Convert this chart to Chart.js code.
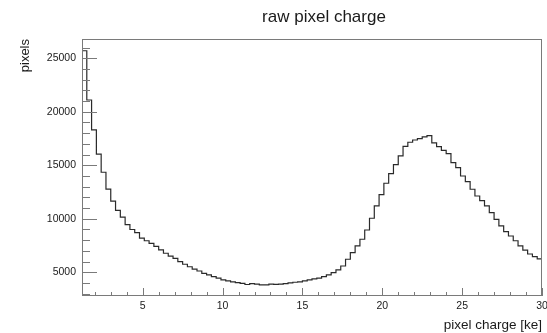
<!DOCTYPE html>
<html>
    <head>
        <title>raw pixel charge</title>
        <script src="https://cdn.jsdelivr.net/npm/chart.js@4.4.1/dist/chart.umd.min.js"></script>
        <style>
            body { margin: 0; background: #fff; }
            #wrap { width: 547px; height: 333px; }
        </style>
    </head>
    <body>
        <div id="wrap"><canvas id="chart" width="547" height="333"></canvas></div>

        <script>
            // histogram binning (ke)
            const binLow = 1.2
            const binWidth = 0.3
            // counts per bin
            const counts = [
                25700, 21100, 18300, 16050, 14350, 12780, 11650, 10780, 10150, 9450,
                9000, 8700, 8200, 7950, 7710, 7420, 7100, 6780, 6520, 6310,
                6000, 5750, 5520, 5290, 5120, 4900, 4750, 4600, 4450, 4300,
                4200, 4100, 4030, 3960, 3860, 3950, 3900, 3820, 3830, 3900,
                3880, 3890, 3950, 4020, 4070, 4100, 4200, 4300, 4380, 4450,
                4590, 4750, 4960, 5220, 5590, 6220, 6830, 7460, 8090, 8950,
                10050, 11200, 12250, 13320, 14220, 15060, 15880, 16770, 17150, 17360,
                17500, 17650, 17770, 17100, 16740, 16400, 16090, 15240, 14790, 14000,
                13470, 12760, 12130, 11690, 11200, 10570, 9950, 9330, 8800, 8390,
                7950, 7460, 7080, 6710, 6460, 6250,
            ]
            const xRange = [1.2, 30]
            const yRange = [2785, 26800]
            const xTicks = [5, 10, 15, 20, 25, 30]
            const yTicks = [5000, 10000, 15000, 20000, 25000]
            const xMinor = 1
            const yMinor = 1000

            const title = 'raw pixel charge'
            const xTitle = 'pixel charge [ke]'
            const yTitle = 'pixels'

            // step points at the low edge of each bin, plus the closing edge
            const points = counts.map((c, i) => ({ x: binLow + i * binWidth, y: c }))
            points.push({ x: binLow + counts.length * binWidth, y: counts[counts.length - 1] })

            const font = 'Liberation Sans'

            // ROOT style frame: box plus inward ticks, and the pad title
            const rootFrame = {
                id: 'rootFrame',
                afterDraw(chart) {
                    const { ctx, chartArea: a, scales: { x, y } } = chart
                    ctx.save()
                    ctx.strokeStyle = '#7a7a7a'
                    ctx.lineWidth = 1
                    ctx.strokeRect(a.left + 0.5, a.top + 0.5, a.width - 1, a.height - 1)
                    ctx.beginPath()
                    for (let v = Math.ceil(x.min / xMinor) * xMinor; v <= x.max; v += xMinor) {
                        const px = Math.round(x.getPixelForValue(v)) + 0.5
                        const len = xTicks.includes(v) ? 8 : 4
                        ctx.moveTo(px, a.bottom)
                        ctx.lineTo(px, a.bottom - len)
                    }
                    for (let v = Math.ceil(y.min / yMinor) * yMinor; v <= y.max; v += yMinor) {
                        const py = Math.round(y.getPixelForValue(v)) + 0.5
                        const len = yTicks.includes(v) ? 15 : 8
                        ctx.moveTo(a.left, py)
                        ctx.lineTo(a.left + len, py)
                    }
                    ctx.stroke()
                    ctx.fillStyle = '#1a1a1a'
                    ctx.font = '17px "' + font + '"'
                    ctx.textAlign = 'center'
                    ctx.textBaseline = 'middle'
                    ctx.fillText(title, (a.left + a.right) / 2 + 12, 17)
                    ctx.restore()
                },
            }

            const chart = new Chart('chart', {
                type: 'line',
                data: {
                    datasets: [
                        {
                            data: points,
                            borderColor: '#2a2a2a',
                            borderWidth: 1.2,
                            pointRadius: 0,
                            fill: false,
                            stepped: true,
                        },
                    ],
                },
                options: {
                    responsive: false,
                    animation: false,
                    events: [],
                    layout: { padding: { left: 0, right: 5, top: 39, bottom: 0 } },
                    plugins: {
                        legend: { display: false },
                        tooltip: { enabled: false },
                    },
                    scales: {
                        x: {
                            type: 'linear',
                            min: xRange[0],
                            max: xRange[1],
                            grid: { display: false, drawTicks: false },
                            border: { display: false },
                            afterBuildTicks: s => { s.ticks = xTicks.map(v => ({ value: v })) },
                            ticks: {
                                autoSkip: false,
                                maxRotation: 0,
                                padding: 4,
                                color: '#1a1a1a',
                                font: { family: font, size: 10.5 },
                                callback: v => String(v),
                            },
                            title: {
                                display: true,
                                text: xTitle,
                                align: 'end',
                                color: '#1a1a1a',
                                font: { family: font, size: 13.5 },
                                padding: { top: 0, bottom: 0 },
                            },
                            afterFit: s => {
                                s.height = 37
                                s.paddingLeft = 0
                                s.paddingRight = 0
                            },
                        },
                        y: {
                            type: 'linear',
                            min: yRange[0],
                            max: yRange[1],
                            grid: { display: false, drawTicks: false },
                            border: { display: false },
                            afterBuildTicks: s => { s.ticks = yTicks.map(v => ({ value: v })) },
                            ticks: {
                                autoSkip: false,
                                padding: 6,
                                color: '#1a1a1a',
                                font: { family: font, size: 10.5 },
                                callback: v => String(v),
                            },
                            title: {
                                display: true,
                                text: yTitle,
                                align: 'end',
                                color: '#1a1a1a',
                                font: { family: font, size: 13 },
                                padding: { top: 18, bottom: 0 },
                            },
                            afterFit: s => { s.width = 82 },
                        },
                    },
                },
                plugins: [rootFrame],
            })
        </script>
    </body>
</html>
--- --- ---
◆ **Given request**
The data above should be repeated exactly, minus any pictures.

◆ **Exercise solution**
Convert this chart to Chart.js code.
<!DOCTYPE html>
<html>
    <head>
        <title>raw pixel charge</title>
        <script src="https://cdn.jsdelivr.net/npm/chart.js@4.4.1/dist/chart.umd.min.js"></script>
        <style>
            body { margin: 0; background: #fff; }
            #wrap { width: 547px; height: 333px; }
        </style>
    </head>
    <body>
        <div id="wrap"><canvas id="chart" width="547" height="333"></canvas></div>

        <script>
            // histogram binning (ke)
            const binLow = 1.2
            const binWidth = 0.3
            // counts per bin
            const counts = [
                25700, 21100, 18300, 16050, 14350, 12780, 11650, 10780, 10150, 9450,
                9000, 8700, 8200, 7950, 7710, 7420, 7100, 6780, 6520, 6310,
                6000, 5750, 5520, 5290, 5120, 4900, 4750, 4600, 4450, 4300,
                4200, 4100, 4030, 3960, 3860, 3950, 3900, 3820, 3830, 3900,
                3880, 3890, 3950, 4020, 4070, 4100, 4200, 4300, 4380, 4450,
                4590, 4750, 4960, 5220, 5590, 6220, 6830, 7460, 8090, 8950,
                10050, 11200, 12250, 13320, 14220, 15060, 15880, 16770, 17150, 17360,
                17500, 17650, 17770, 17100, 16740, 16400, 16090, 15240, 14790, 14000,
                13470, 12760, 12130, 11690, 11200, 10570, 9950, 9330, 8800, 8390,
                7950, 7460, 7080, 6710, 6460, 6250,
            ]
            const xRange = [1.2, 30]
            const yRange = [2785, 26800]
            const xTicks = [5, 10, 15, 20, 25, 30]
            const yTicks = [5000, 10000, 15000, 20000, 25000]
            const xMinor = 1
            const yMinor = 1000

            const title = 'raw pixel charge'
            const xTitle = 'pixel charge [ke]'
            const yTitle = 'pixels'

            // step points at the low edge of each bin, plus the closing edge
            const points = counts.map((c, i) => ({ x: binLow + i * binWidth, y: c }))
            points.push({ x: binLow + counts.length * binWidth, y: counts[counts.length - 1] })

            const font = 'Liberation Sans'

            // ROOT style frame: box plus inward ticks, and the pad title
            const rootFrame = {
                id: 'rootFrame',
                afterDraw(chart) {
                    const { ctx, chartArea: a, scales: { x, y } } = chart
                    ctx.save()
                    ctx.strokeStyle = '#7a7a7a'
                    ctx.lineWidth = 1
                    ctx.strokeRect(a.left + 0.5, a.top + 0.5, a.width - 1, a.height - 1)
                    ctx.beginPath()
                    for (let v = Math.ceil(x.min / xMinor) * xMinor; v <= x.max; v += xMinor) {
                        const px = Math.round(x.getPixelForValue(v)) + 0.5
                        const len = xTicks.includes(v) ? 8 : 4
                        ctx.moveTo(px, a.bottom)
                        ctx.lineTo(px, a.bottom - len)
                    }
                    for (let v = Math.ceil(y.min / yMinor) * yMinor; v <= y.max; v += yMinor) {
                        const py = Math.round(y.getPixelForValue(v)) + 0.5
                        const len = yTicks.includes(v) ? 15 : 8
                        ctx.moveTo(a.left, py)
                        ctx.lineTo(a.left + len, py)
                    }
                    ctx.stroke()
                    ctx.fillStyle = '#1a1a1a'
                    ctx.font = '17px "' + font + '"'
                    ctx.textAlign = 'center'
                    ctx.textBaseline = 'middle'
                    ctx.fillText(title, (a.left + a.right) / 2 + 12, 17)
                    ctx.restore()
                },
            }

            const chart = new Chart('chart', {
                type: 'line',
                data: {
                    datasets: [
                        {
                            data: points,
                            borderColor: '#2a2a2a',
                            borderWidth: 1.2,
                            pointRadius: 0,
                            fill: false,
                            stepped: true,
                        },
                    ],
                },
                options: {
                    responsive: false,
                    animation: false,
                    events: [],
                    layout: { padding: { left: 0, right: 5, top: 39, bottom: 0 } },
                    plugins: {
                        legend: { display: false },
                        tooltip: { enabled: false },
                    },
                    scales: {
                        x: {
                            type: 'linear',
                            min: xRange[0],
                            max: xRange[1],
                            grid: { display: false, drawTicks: false },
                            border: { display: false },
                            afterBuildTicks: s => { s.ticks = xTicks.map(v => ({ value: v })) },
                            ticks: {
                                autoSkip: false,
                                maxRotation: 0,
                                padding: 4,
                                color: '#1a1a1a',
                                font: { family: font, size: 10.5 },
                                callback: v => String(v),
                            },
                            title: {
                                display: true,
                                text: xTitle,
                                align: 'end',
                                color: '#1a1a1a',
                                font: { family: font, size: 13.5 },
                                padding: { top: 0, bottom: 0 },
                            },
                            afterFit: s => {
                                s.height = 37
                                s.paddingLeft = 0
                                s.paddingRight = 0
                            },
                        },
                        y: {
                            type: 'linear',
                            min: yRange[0],
                            max: yRange[1],
                            grid: { display: false, drawTicks: false },
                            border: { display: false },
                            afterBuildTicks: s => { s.ticks = yTicks.map(v => ({ value: v })) },
                            ticks: {
                                autoSkip: false,
                                padding: 6,
                                color: '#1a1a1a',
                                font: { family: font, size: 10.5 },
                                callback: v => String(v),
                            },
                            title: {
                                display: true,
                                text: yTitle,
                                align: 'end',
                                color: '#1a1a1a',
                                font: { family: font, size: 13 },
                                padding: { top: 18, bottom: 0 },
                            },
                            afterFit: s => { s.width = 82 },
                        },
                    },
                },
                plugins: [rootFrame],
            })
        </script>
    </body>
</html>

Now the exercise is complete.